Telehealth firm Cerebral fined $7 million over “careless” privacy violations

The Federal Trade Commission (FTC) is proposing a $7 million fine against Cerebral, a mental telehealth firm that it says not only was careless with patients’ data but actively shared it with third parties for advertising purposes. The company and its CEO, Kyle Robertson, are also accused of lying to customers about how their data is shared and of having a misleading cancellation policy.

The FTC notes that Cerebral shared the sensitive data “of nearly 3.2 million consumers” with third parties like LinkedIn, TikTok, and Snapchat through trackers on its website or apps — something the company admitted to last year. That apparently included details like home and email addresses, phone numbers, pharmacy and health insurance details, and medical history. Many of Cerebral’s ads were misleading, promoting ADHD treatment by, for instance, linking ADHD to obesity.

FTC Chair Lina Khan says Cerebral revealed its patients’ “most sensitive mental health conditions across the internet and in the mail,” so the agency is permanently banning the company “from using any health information for most advertising purposes.” Khan says such a prohibition is a first. Cerebral will also be required to get patients’ consent before sharing their data.

The FTC says Cerebral mailed patients uncovered postcards that included apparent diagnosis and treatment details. The agency also describes lazy security practices that enabled former employees to access patients’ confidential medical records in 2021, while “in numerous instances,” its single sign-on patient portal “exposed confidential medical files” to other patients who were signed on at the same time.

Additionally, the FTC says canceling Cerebral’s services was a “complex, multi-step, and often multi-day process” and not the easy “cancel anytime” policy that Robertson and the company promoted. When the company did make it easier, the FTC says Robertson reversed the change when cancellations went up.

The FTC’s proposed order (PDF) underscores the longstanding murkiness of the telehealth industry’s data handling. Washington state passed a law that requires telehealth firms to get explicit consent before collecting and sharing patient data. But there are no such federal guidelines, at least for now, though lawmakers recently unveiled a new bipartisan privacy law that could change that.

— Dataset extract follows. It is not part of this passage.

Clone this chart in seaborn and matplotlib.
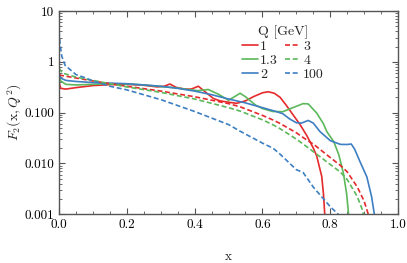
import numpy as np
import pandas as pd
import matplotlib
matplotlib.use("Agg")
import matplotlib.pyplot as plt
from matplotlib.ticker import MultipleLocator, LogLocator, NullFormatter
import seaborn as sns

# F2(x, Q^2), one pair of arrays per Q
x_q1 = [0.0, 0.005, 0.02, 0.05, 0.1, 0.15, 0.2, 0.25, 0.29, 0.31, 0.327, 0.345, 0.37, 0.39,
        0.411, 0.43, 0.455, 0.475, 0.5, 0.524, 0.55, 0.573, 0.6, 0.617, 0.635, 0.652, 0.67,
        0.691, 0.711, 0.731, 0.75, 0.76, 0.77, 0.775, 0.78, 0.783, 0.786]
f2_q1 = [0.40, 0.30, 0.29, 0.31, 0.34, 0.355, 0.36, 0.345, 0.32, 0.33, 0.365, 0.315, 0.29, 0.29,
         0.33, 0.26, 0.19, 0.17, 0.16, 0.152, 0.17, 0.205, 0.245, 0.257, 0.24, 0.2, 0.14,
         0.089, 0.058, 0.035, 0.02, 0.014, 0.0075, 0.0055, 0.0025, 0.0012, 0.0006]

x_q13 = [0.0, 0.005, 0.02, 0.05, 0.1, 0.15, 0.2, 0.25, 0.3, 0.35, 0.38, 0.41, 0.44, 0.47, 0.5,
         0.52, 0.534, 0.55, 0.58, 0.6, 0.63, 0.66, 0.69, 0.72, 0.735, 0.76, 0.78, 0.79, 0.81,
         0.825, 0.839, 0.848, 0.853, 0.856]
f2_q13 = [0.55, 0.42, 0.36, 0.35, 0.36, 0.37, 0.365, 0.35, 0.325, 0.305, 0.285, 0.27, 0.285, 0.23, 0.175,
          0.21, 0.24, 0.205, 0.14, 0.12, 0.105, 0.104, 0.125, 0.15, 0.148, 0.098, 0.06, 0.042, 0.027,
          0.015, 0.0063, 0.0026, 0.0012, 0.0006]

x_q2 = [0.0, 0.005, 0.02, 0.05, 0.1, 0.15, 0.2, 0.25, 0.3, 0.35, 0.4, 0.45, 0.5, 0.55, 0.6,
        0.64, 0.66, 0.68, 0.7, 0.715, 0.735, 0.75, 0.77, 0.8, 0.83, 0.85, 0.862, 0.872,
        0.888, 0.908, 0.922, 0.93, 0.933]
f2_q2 = [0.62, 0.48, 0.43, 0.41, 0.39, 0.38, 0.37, 0.35, 0.33, 0.3, 0.265, 0.225, 0.185, 0.155, 0.125,
         0.105, 0.095, 0.075, 0.063, 0.062, 0.07, 0.062, 0.042, 0.028, 0.0236, 0.0235, 0.024, 0.019,
         0.0107, 0.0054, 0.0022, 0.001, 0.0006]

x_q3 = [0.0, 0.02, 0.05, 0.1, 0.15, 0.2, 0.3, 0.4, 0.5, 0.534, 0.6, 0.632, 0.65, 0.7, 0.731,
        0.75, 0.8, 0.829, 0.85, 0.88, 0.9, 0.912, 0.918]
f2_q3 = [0.55, 0.52, 0.48, 0.42, 0.37, 0.33, 0.265, 0.205, 0.15, 0.13, 0.088, 0.071, 0.062, 0.04, 0.0287,
         0.024, 0.013, 0.0092, 0.0068, 0.0034, 0.0018, 0.001, 0.0006]

x_q4 = [0.0, 0.01, 0.05, 0.1, 0.15, 0.2, 0.3, 0.4, 0.5, 0.534, 0.6, 0.632, 0.65, 0.7, 0.731,
        0.75, 0.8, 0.829, 0.85, 0.88, 0.895, 0.9]
f2_q4 = [0.75, 0.6, 0.5, 0.43, 0.37, 0.32, 0.25, 0.185, 0.125, 0.107, 0.072, 0.057, 0.049, 0.03, 0.0212,
         0.017, 0.0095, 0.0068, 0.0048, 0.0022, 0.0012, 0.0008]

x_q100 = [0.0, 0.001, 0.003, 0.008, 0.018, 0.033, 0.05, 0.075, 0.1, 0.12, 0.15, 0.2, 0.3, 0.4, 0.5,
          0.534, 0.6, 0.632, 0.65, 0.7, 0.72, 0.75, 0.8, 0.823, 0.832]
f2_q100 = [4.0, 3.3, 2.3, 1.3, 0.85, 0.7, 0.56, 0.49, 0.42, 0.38, 0.33, 0.28, 0.18, 0.105, 0.058,
           0.043, 0.025, 0.0197, 0.0156, 0.0075, 0.0066, 0.0034, 0.0014, 0.001, 0.0007]

q_labels = ["1", "1.3", "2", "3", "4", "100"]
q_colors = ["#e52a2c", "#5cb85a", "#3d7fc2", "#e52a2c", "#5cb85a", "#3d7fc2"]
q_dashed = [False, False, False, True, True, True]

y_ticks = [0.001, 0.01, 0.1, 1, 10]
y_ticklabels = ["0.001", "0.010", "0.100", "1", "10"]
x_ticks = [0.0, 0.2, 0.4, 0.6, 0.8, 1.0]
x_ticklabels = ["0.0", "0.2", "0.4", "0.6", "0.8", "1.0"]

series = [(x_q1, f2_q1), (x_q13, f2_q13), (x_q2, f2_q2),
          (x_q3, f2_q3), (x_q4, f2_q4), (x_q100, f2_q100)]
df = pd.concat(
    [pd.DataFrame({"x": xs, "F2": ys, "Q": q}) for (xs, ys), q in zip(series, q_labels)],
    ignore_index=True,
)

sns.set_theme(style="ticks")
plt.rcParams["font.family"] = ["cmr10", "DejaVu Serif"]
plt.rcParams["mathtext.fontset"] = "cm"
plt.rcParams["axes.formatter.use_mathtext"] = True
plt.rcParams["font.size"] = 9.5

fig = plt.figure(figsize=(4.07, 2.63), dpi=100)
ax = fig.add_axes([0.145, 0.186, 0.833, 0.772])

sns.lineplot(
    data=df, x="x", y="F2", hue="Q", style="Q",
    hue_order=q_labels, style_order=q_labels,
    palette=dict(zip(q_labels, q_colors)),
    dashes={q: ((3, 1.6) if d else "") for q, d in zip(q_labels, q_dashed)},
    estimator=None, sort=False, linewidth=1.2, ax=ax, legend=False,
)

ax.set_yscale("log")
ax.set_xlim(0, 1)
ax.set_ylim(0.001, 10)
ax.set_xticks(x_ticks, x_ticklabels)
ax.set_yticks(y_ticks, y_ticklabels)
ax.xaxis.set_minor_locator(MultipleLocator(0.05))
ax.yaxis.set_minor_locator(LogLocator(base=10, subs=np.arange(2, 10)))
ax.yaxis.set_minor_formatter(NullFormatter())

edge = "#555555"
for sp in ax.spines.values():
    sp.set_visible(True)
    sp.set_color(edge)
    sp.set_linewidth(1.0)
ax.tick_params(which="both", direction="in", top=True, right=True, color=edge,
               labelsize=9.5, labelcolor="black")
ax.tick_params(which="major", length=4, width=0.8)
ax.tick_params(which="minor", length=2, width=0.6)

ax.set_xlabel("x", fontsize=9.5, labelpad=14)
ax.set_ylabel(r"$F_2(\mathrm{x},Q^2)$", fontsize=10, va="center")
ax.yaxis.set_label_coords(-0.13, 0.5)

handles = [
    plt.Line2D([], [], color=c, lw=1.2, ls=(0, (3, 1.6)) if d else "-")
    for c, d in zip(q_colors, q_dashed)
]
ax.legend(handles, q_labels, title="Q [GeV]", ncol=2, loc="upper left",
          bbox_to_anchor=(0.52, 0.965), frameon=False, fontsize=10, title_fontsize=10,
          handlelength=1.1, handletextpad=0.2, columnspacing=0.5, labelspacing=0.1,
          borderpad=0.0)

fig.savefig("out.png", dpi=100)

Once the order is approved by the Florida District Court where it’s been filed, Cerebral will be on the hook for $5.1 million in partial refunds for those its cancellation policies affected. It’s also being fined $10 million, but because the company is unable to pay that, most of that will be suspended once it pays $2 million. Cerebral will be required to establish a “comprehensive” data privacy program and report annually on it, and it will be audited every two years for 20 years.